-------- Material supplied --------

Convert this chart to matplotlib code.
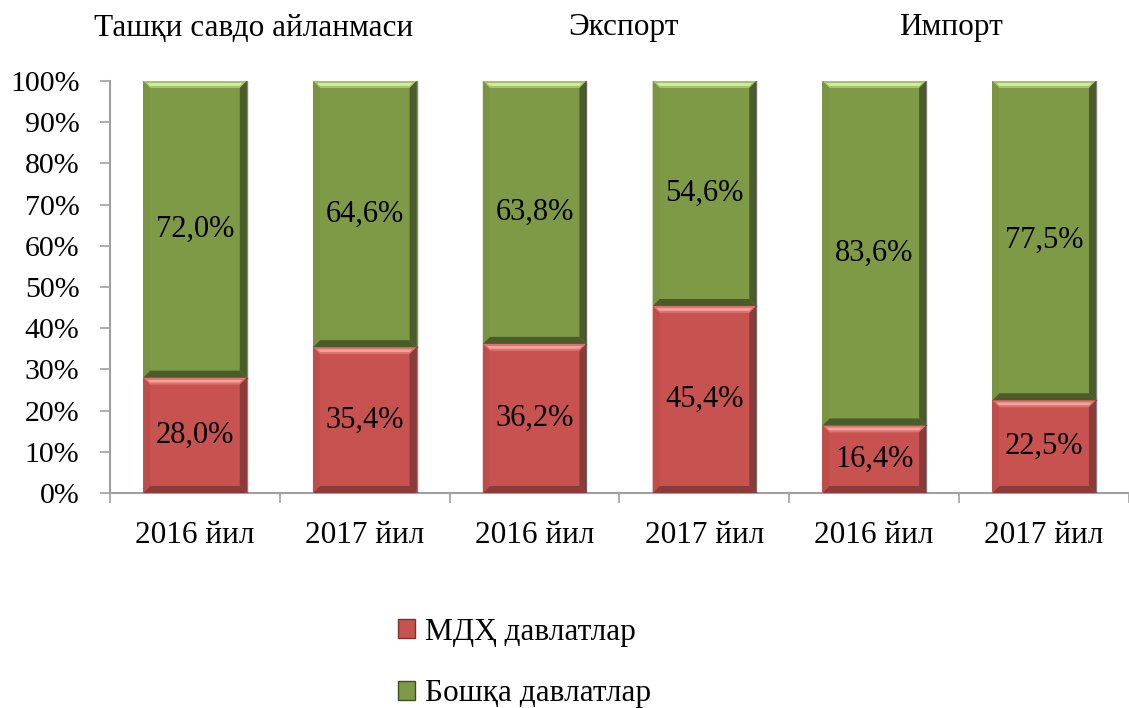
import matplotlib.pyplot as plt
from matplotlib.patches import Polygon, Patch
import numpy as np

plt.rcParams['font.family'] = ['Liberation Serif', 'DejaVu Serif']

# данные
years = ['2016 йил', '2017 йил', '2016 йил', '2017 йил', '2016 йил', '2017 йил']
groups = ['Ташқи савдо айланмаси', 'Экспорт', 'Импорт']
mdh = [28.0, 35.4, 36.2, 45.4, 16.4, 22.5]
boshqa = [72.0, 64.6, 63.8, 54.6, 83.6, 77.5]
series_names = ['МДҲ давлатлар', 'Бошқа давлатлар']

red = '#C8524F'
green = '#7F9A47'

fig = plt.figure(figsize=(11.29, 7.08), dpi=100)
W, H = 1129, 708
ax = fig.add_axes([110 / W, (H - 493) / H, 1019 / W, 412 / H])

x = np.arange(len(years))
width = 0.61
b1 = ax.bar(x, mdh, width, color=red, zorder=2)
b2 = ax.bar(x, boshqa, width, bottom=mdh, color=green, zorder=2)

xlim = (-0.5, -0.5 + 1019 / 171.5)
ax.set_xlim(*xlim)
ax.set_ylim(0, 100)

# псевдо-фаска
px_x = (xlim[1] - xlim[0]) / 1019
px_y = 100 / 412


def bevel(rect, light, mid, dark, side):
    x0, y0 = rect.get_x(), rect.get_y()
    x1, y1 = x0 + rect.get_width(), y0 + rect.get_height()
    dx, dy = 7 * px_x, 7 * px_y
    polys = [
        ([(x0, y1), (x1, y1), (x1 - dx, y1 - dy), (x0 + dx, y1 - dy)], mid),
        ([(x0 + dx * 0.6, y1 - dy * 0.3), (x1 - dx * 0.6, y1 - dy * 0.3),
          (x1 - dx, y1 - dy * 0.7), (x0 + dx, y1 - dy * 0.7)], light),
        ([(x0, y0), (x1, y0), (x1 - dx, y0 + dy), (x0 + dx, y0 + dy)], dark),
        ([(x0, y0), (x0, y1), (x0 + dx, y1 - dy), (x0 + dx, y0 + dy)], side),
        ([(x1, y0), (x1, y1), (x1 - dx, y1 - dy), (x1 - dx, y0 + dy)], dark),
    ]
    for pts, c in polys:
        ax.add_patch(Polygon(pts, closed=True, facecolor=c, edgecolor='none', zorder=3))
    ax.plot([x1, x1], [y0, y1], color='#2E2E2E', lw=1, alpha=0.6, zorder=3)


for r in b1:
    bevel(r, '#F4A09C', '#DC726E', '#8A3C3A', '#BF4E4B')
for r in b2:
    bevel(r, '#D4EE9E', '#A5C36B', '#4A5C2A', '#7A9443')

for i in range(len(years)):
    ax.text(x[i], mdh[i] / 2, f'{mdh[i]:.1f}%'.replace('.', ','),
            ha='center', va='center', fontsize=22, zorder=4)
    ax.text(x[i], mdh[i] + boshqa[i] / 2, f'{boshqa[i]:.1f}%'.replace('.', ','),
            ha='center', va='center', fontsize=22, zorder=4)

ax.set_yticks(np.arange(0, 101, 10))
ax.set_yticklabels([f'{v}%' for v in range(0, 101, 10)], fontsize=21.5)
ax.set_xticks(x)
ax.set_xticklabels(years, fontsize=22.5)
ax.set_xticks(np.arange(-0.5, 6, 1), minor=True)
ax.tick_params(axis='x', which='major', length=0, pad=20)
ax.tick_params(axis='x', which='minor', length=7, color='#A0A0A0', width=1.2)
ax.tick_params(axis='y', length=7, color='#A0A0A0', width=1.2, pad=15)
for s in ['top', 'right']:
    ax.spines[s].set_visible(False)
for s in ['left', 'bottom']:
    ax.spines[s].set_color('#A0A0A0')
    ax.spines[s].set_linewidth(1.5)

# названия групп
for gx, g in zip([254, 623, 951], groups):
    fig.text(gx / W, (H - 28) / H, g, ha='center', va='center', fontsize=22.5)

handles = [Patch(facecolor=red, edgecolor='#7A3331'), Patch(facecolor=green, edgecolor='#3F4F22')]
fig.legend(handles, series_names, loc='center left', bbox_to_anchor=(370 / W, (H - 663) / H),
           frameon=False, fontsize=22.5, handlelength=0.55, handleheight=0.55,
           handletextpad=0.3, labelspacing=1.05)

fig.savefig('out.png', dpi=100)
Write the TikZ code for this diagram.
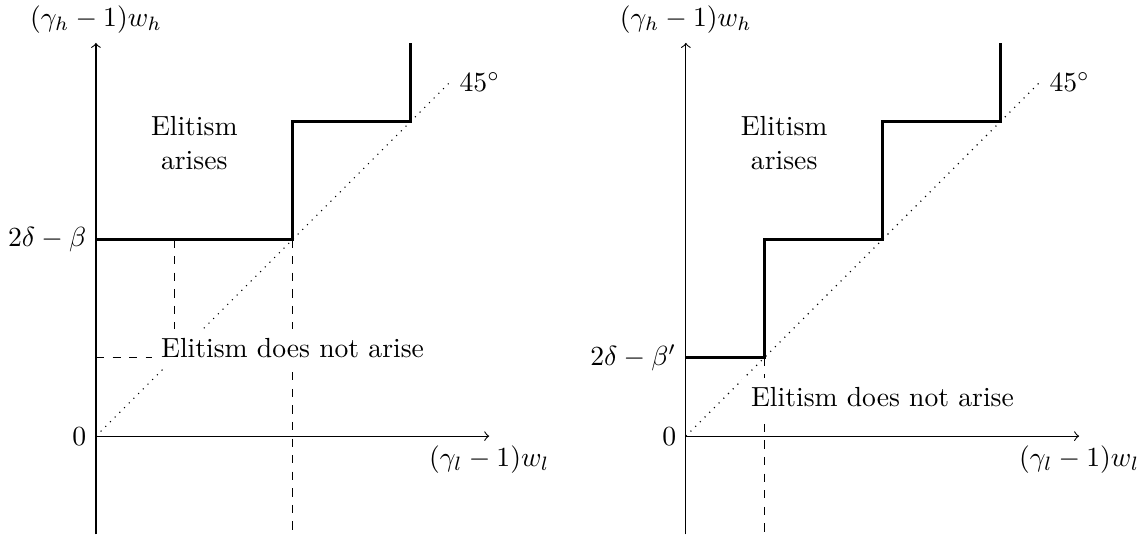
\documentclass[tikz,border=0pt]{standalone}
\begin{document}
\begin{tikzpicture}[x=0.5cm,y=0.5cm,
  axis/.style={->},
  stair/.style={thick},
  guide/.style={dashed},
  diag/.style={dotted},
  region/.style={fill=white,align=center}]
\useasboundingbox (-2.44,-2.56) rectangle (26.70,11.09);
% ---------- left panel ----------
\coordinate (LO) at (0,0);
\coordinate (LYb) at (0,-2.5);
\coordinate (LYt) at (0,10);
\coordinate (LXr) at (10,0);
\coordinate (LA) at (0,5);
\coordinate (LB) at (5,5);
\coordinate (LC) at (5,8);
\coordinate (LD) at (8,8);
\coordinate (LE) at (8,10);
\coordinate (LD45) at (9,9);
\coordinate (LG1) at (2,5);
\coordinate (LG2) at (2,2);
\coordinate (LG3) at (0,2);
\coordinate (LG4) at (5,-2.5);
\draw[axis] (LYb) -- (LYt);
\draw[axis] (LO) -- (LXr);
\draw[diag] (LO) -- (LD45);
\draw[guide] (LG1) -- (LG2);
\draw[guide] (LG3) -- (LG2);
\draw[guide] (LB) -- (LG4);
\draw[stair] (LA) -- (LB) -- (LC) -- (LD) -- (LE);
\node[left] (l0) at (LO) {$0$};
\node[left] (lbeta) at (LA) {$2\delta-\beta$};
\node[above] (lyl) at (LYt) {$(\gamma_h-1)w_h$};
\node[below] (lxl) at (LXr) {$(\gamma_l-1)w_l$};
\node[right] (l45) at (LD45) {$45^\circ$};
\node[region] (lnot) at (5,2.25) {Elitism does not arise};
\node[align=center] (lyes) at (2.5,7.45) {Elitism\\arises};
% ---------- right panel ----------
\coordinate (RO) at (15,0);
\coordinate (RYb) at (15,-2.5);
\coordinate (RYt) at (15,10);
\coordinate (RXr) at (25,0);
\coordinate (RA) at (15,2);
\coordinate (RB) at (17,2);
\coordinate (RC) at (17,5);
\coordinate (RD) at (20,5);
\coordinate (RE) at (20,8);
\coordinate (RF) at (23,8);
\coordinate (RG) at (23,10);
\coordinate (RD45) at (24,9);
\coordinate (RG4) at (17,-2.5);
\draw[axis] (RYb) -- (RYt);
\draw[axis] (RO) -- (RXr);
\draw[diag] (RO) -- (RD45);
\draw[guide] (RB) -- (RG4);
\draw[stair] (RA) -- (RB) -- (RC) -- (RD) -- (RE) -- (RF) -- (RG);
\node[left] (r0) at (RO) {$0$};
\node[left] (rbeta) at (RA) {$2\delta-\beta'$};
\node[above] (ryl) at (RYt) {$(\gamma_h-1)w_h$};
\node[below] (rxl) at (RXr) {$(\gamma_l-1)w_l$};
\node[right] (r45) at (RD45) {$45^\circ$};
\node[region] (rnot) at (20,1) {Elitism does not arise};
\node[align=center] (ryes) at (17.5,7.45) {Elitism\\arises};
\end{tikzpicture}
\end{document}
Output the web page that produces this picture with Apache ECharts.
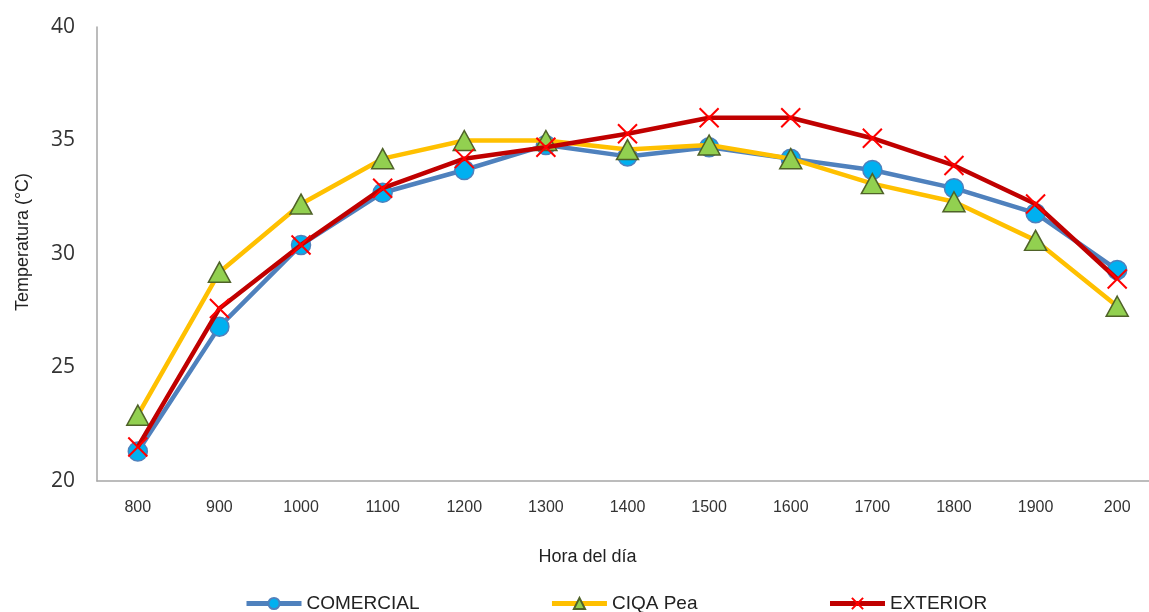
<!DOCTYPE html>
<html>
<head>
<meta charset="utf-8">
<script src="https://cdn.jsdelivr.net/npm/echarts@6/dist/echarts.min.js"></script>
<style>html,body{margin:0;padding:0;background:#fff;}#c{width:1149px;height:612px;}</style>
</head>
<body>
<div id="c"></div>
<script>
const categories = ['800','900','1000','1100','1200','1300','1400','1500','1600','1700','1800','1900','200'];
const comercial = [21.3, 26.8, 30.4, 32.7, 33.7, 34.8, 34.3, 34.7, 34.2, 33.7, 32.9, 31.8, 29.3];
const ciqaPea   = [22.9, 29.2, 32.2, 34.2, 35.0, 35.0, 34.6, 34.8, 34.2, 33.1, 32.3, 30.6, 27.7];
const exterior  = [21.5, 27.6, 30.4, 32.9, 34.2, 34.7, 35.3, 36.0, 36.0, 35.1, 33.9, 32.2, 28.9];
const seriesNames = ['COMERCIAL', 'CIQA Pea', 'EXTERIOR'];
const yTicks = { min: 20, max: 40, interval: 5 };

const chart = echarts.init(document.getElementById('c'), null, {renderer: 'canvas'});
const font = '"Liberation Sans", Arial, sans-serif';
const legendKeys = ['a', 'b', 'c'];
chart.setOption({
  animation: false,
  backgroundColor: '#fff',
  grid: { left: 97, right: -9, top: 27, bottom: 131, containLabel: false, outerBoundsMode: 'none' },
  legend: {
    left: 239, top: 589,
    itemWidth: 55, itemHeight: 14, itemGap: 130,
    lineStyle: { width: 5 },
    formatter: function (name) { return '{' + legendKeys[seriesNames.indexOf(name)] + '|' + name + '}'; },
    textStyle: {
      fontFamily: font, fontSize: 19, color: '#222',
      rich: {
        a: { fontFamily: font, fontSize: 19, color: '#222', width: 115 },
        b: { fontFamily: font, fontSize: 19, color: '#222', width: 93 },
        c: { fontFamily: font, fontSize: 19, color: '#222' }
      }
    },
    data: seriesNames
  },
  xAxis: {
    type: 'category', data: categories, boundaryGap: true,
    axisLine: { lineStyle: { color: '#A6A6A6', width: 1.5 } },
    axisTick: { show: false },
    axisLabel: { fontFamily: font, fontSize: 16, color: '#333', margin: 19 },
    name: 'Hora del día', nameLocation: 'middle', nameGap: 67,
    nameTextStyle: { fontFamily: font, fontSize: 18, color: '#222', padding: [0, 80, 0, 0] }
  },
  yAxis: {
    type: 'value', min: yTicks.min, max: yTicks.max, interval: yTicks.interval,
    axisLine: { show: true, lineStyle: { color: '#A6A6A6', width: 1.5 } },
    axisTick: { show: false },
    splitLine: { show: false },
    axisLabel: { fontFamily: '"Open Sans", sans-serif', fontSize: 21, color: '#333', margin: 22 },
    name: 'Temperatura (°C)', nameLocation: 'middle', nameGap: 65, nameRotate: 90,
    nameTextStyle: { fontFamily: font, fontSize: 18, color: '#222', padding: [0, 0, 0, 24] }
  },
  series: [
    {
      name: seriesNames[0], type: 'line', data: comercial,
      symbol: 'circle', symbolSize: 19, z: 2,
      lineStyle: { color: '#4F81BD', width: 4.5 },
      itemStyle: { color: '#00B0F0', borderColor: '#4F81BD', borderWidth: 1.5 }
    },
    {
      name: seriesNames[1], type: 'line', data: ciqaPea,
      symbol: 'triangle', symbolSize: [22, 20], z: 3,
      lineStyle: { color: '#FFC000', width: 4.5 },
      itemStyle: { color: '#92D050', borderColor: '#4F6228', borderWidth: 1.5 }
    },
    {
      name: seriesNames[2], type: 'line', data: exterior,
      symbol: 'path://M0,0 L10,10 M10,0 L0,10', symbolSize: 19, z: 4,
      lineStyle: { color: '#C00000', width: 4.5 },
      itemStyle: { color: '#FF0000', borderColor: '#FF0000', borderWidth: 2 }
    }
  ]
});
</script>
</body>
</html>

--------

◆ Exercise details
Take the records above from their first line through the line with "plt.rcParams['font.family'] = ['Liberation" and set those lines down word for word, minus the pictures.

◆ Problem solution
Convert this chart to matplotlib code.
import matplotlib.pyplot as plt
from matplotlib.patches import Polygon, Patch
import numpy as np

plt.rcParams['font.family'] = ['Liberation Serif', 'DejaVu Serif']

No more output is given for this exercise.